Everyone seems to be saying that the end times are near, maybe here. We rejoice because we know that means the soon return of Our Lord. We tend to slip to the back of our mind that it also means tough times. It may be disputed among Christians just how much, if any, of the “tribulation” the church will experience. We excitedly await the rapture. No matter where you stand on that issue, we have to accept that things will get worse for Christians before they get better. We will be required to be braver, more courageous, than we are now. In short we are going to need to be fearless.
The church has too long lived in fear. Fear cripples and cramps joy out of living. Doesn’t that describe the church today? Crippled and joyless. The world looks at us as irrelevant, unable or unwilling to change a decaying society and bringing not joy, but condemnation to a needy world. That’s not the state Our Lord called us to. We should be living such joyful and fearless lives that the world is compelled to ask, “What do they have? Whatever it is. I want it.”

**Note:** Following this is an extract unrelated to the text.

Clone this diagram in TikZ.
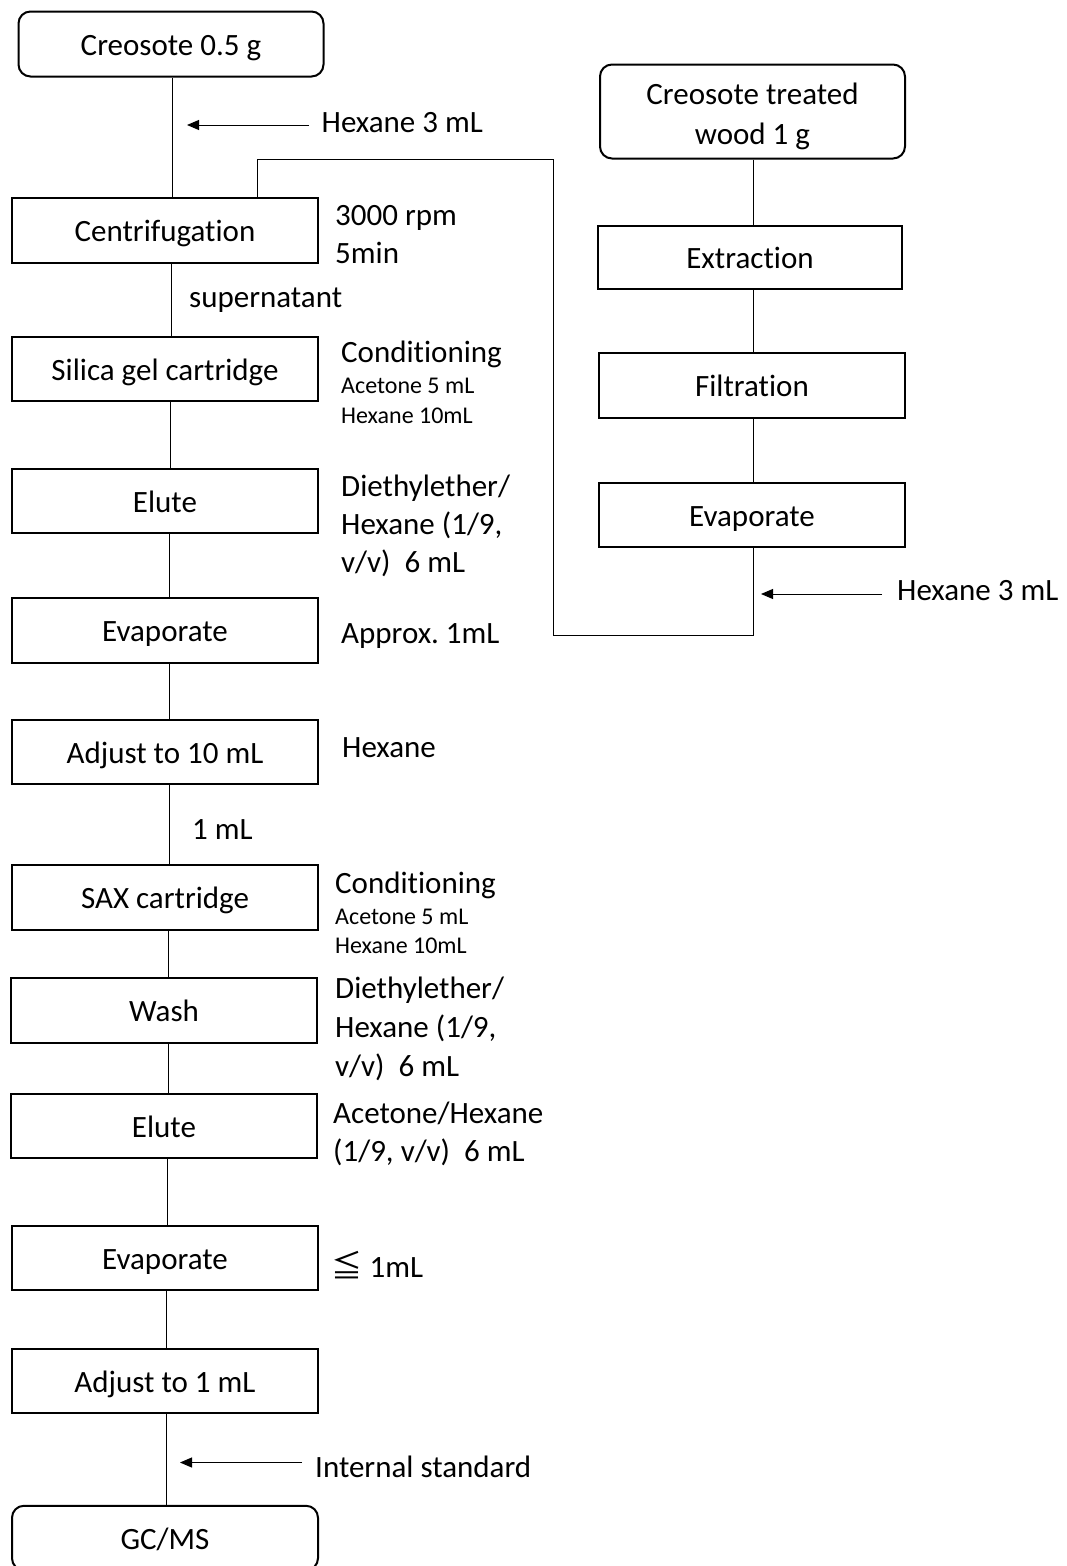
\documentclass[tikz,border=0pt]{standalone}
\usepackage{fontspec}
\setmainfont{Carlito}[Ligatures=NoCommon]
\newfontfamily\cjkjp{Noto Sans CJK JP}
\usetikzlibrary{arrows.meta}
\frenchspacing
\begin{document}
\begin{tikzpicture}[x=1pt,y=-1pt,
  frame/.style={draw, line width=2pt, minimum width=306pt, minimum height=64.5pt, inner sep=0pt, font=\fontsize{31}{40}\selectfont},
  box/.style={frame, text height=22pt, text depth=0pt},
  rbox/.style={box, rounded corners=12pt},
  link/.style={line width=1pt},
  arr/.style={line width=1pt, -{Triangle[length=12pt,width=10pt]}},
  lab/.style={anchor=base west, inner sep=0pt, font=\fontsize{31}{40}\selectfont},
  slab/.style={anchor=base west, inner sep=0pt, font=\fontsize{24}{29}\selectfont}]
\useasboundingbox (0,0) rectangle (1066,1566);

% left column
\node[rbox, minimum width=305pt, minimum height=65pt] (c05) at (171,44) {Creosote 0.5 g};
\node[box] (cen) at (165,230.5) {Centrifugation};
\node[box] (sil) at (165,369) {Silica gel cartridge};
\node[box] (elu1) at (165,501) {Elute};
\node[box] (eva1) at (165,630.5) {Evaporate};
\node[box] (adj10) at (165,752) {Adjust to 10 mL};
\node[box] (sax) at (165,897.5) {SAX cartridge};
\node[box] (wash) at (164,1010.5) {Wash};
\node[box] (elu2) at (164,1126) {Elute};
\node[box] (eva2) at (165,1258) {Evaporate};
\node[box] (adj1) at (165,1381) {Adjust to 1 mL};
\node[rbox] (gc) at (165,1538) {GC/MS};

% right column
\node[frame, rounded corners=12pt, minimum width=305pt, minimum height=94pt, align=center] (wood) at (752.5,111.5) {\rule{0pt}{32pt}Creosote treated\\wood 1 g};
\node[box, minimum width=304pt, minimum height=63.5pt] (ext) at (750,257.5) {Extraction};
\node[box, minimum height=65pt] (filt) at (752,385.5) {Filtration};
\node[box] (eva3) at (752,515) {Evaporate};

% labels
\node[lab] (hx1) at (321.5,132) {Hexane 3 mL};
\node[lab] (rpm) at (335,225) {3000 rpm};
\node[lab] (min) at (335,263) {5min};
\node[lab] (sup) at (189,307) {supernatant};
\node[lab] (cond1) at (341,362) {Conditioning};
\node[slab] (ac1) at (341,393) {Acetone 5 mL};
\node[slab] (hxa1) at (341,423) {Hexane 10mL};
\node[lab] (de1a) at (341,496) {Diethylether/};
\node[lab] (de1b) at (341,534) {Hexane (1/9,};
\node[lab] (de1c) at (341,572) {v/v)~~6 mL};
\node[lab] (apx) at (341,643) {Approx. 1mL};
\node[lab] (hxn) at (342,757) {Hexane};
\node[lab] (onem) at (192,839) {1 mL};
\node[lab] (cond2) at (335,893) {Conditioning};
\node[slab] (ac2) at (335,924) {Acetone 5 mL};
\node[slab] (hxa2) at (335,953) {Hexane 10mL};
\node[lab] (de2a) at (335,998) {Diethylether/};
\node[lab] (de2b) at (335,1037) {Hexane (1/9,};
\node[lab] (de2c) at (335,1076) {v/v)~~6 mL};
\node[lab] (ah1) at (333,1123) {Acetone/Hexane};
\node[lab] (ah2) at (333,1161) {(1/9, v/v)~~6 mL};
\node[lab] (le) at (331.5,1277) {{\cjkjp ≦} 1mL};
\node[lab] (hx2) at (897,600) {Hexane 3 mL};
\node[lab] (istd) at (315,1477) {Internal standard};

% arrow coordinates
\coordinate (a1s) at (309,125);
\coordinate (a1t) at (187,125);
\coordinate (a2s) at (882,594);
\coordinate (a2t) at (761,594);
\coordinate (a3s) at (302,1462.5);
\coordinate (a3t) at (180,1462.5);
\draw[arr] (a1s) -- (a1t);
\draw[arr] (a2s) -- (a2t);
\draw[arr] (a3s) -- (a3t);

% left connectors
\draw[link] ([xshift=1pt]c05.south) -- ([xshift=7pt]cen.north);
\draw[link] ([xshift=6.5pt]cen.south) -- ([xshift=6.5pt]sil.north);
\draw[link] ([xshift=5.7pt]sil.south) -- ([xshift=5.7pt]elu1.north);
\draw[link] ([xshift=4.6pt]elu1.south) -- ([xshift=4.6pt]eva1.north);
\draw[link] ([xshift=4.5pt]eva1.south) -- ([xshift=4.5pt]adj10.north);
\draw[link] ([xshift=4pt]adj10.south) -- ([xshift=4pt]sax.north);
\draw[link] ([xshift=3.6pt]sax.south) -- ([xshift=4.6pt]wash.north);
\draw[link] ([xshift=4pt]wash.south) -- ([xshift=4pt]elu2.north);
\draw[link] ([xshift=3.5pt]elu2.south) -- ([xshift=2.5pt]eva2.north);
\draw[link] ([xshift=1.8pt]eva2.south) -- ([xshift=1.8pt]adj1.north);
\draw[link] ([xshift=1pt]adj1.south) -- ([xshift=1pt]gc.north);

% right connectors
\draw[link] ([xshift=0.5pt]wood.south) -- ([xshift=3pt]ext.north);
\draw[link] ([xshift=3pt]ext.south) -- ([xshift=1pt]filt.north);
\draw[link] ([xshift=1pt]filt.south) -- ([xshift=1pt]eva3.north);

% feedback line
\coordinate (fb1) at (553.5,635.5);
\coordinate (fb2) at (553.5,159);
\draw[link] ([xshift=1pt]eva3.south) |- (fb1) -- (fb2) -| ([xshift=92pt]cen.north);
\end{tikzpicture}
\end{document}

How can we move from our incapacitated fearful state to lives of energized fearlessness? It’s a two step process:
The First step: PRAYER!
I don’t mean we just need to ask God to change us, although we certainly do need to ask. But in order to be fearless we need to be connected to our God. That’s what prayer is. It isn’t just petition; it’s communion. By moving into God, by being more “in Christ” fear flees and fearlessness reigns.
We often think of the fearless as frightful. A fearless person is pictured as a knife wielding maniac.
That calls for the second step: Love.
We are called to be Fearless Lovers. I know plenty of Christians who are fearless. They proclaim truth at every opportunity, but they do so in such a combative and frightening way that they can’t attract an audience. In fact, from them the lost flee.
God is love. When we take up permanent residence in a life of love, we live in God and God lives in us. This way, love has the run of the house, becomes at home and mature in us, so that we’re free of worry on Judgment Day—our standing in the world is identical with Christ’s. There is no room in love for fear. Well-formed love banishes fear. Since fear is crippling, a fearful life—fear of death, fear of judgment—is one not yet fully formed in love. (1 John 3: 17-18, MSG)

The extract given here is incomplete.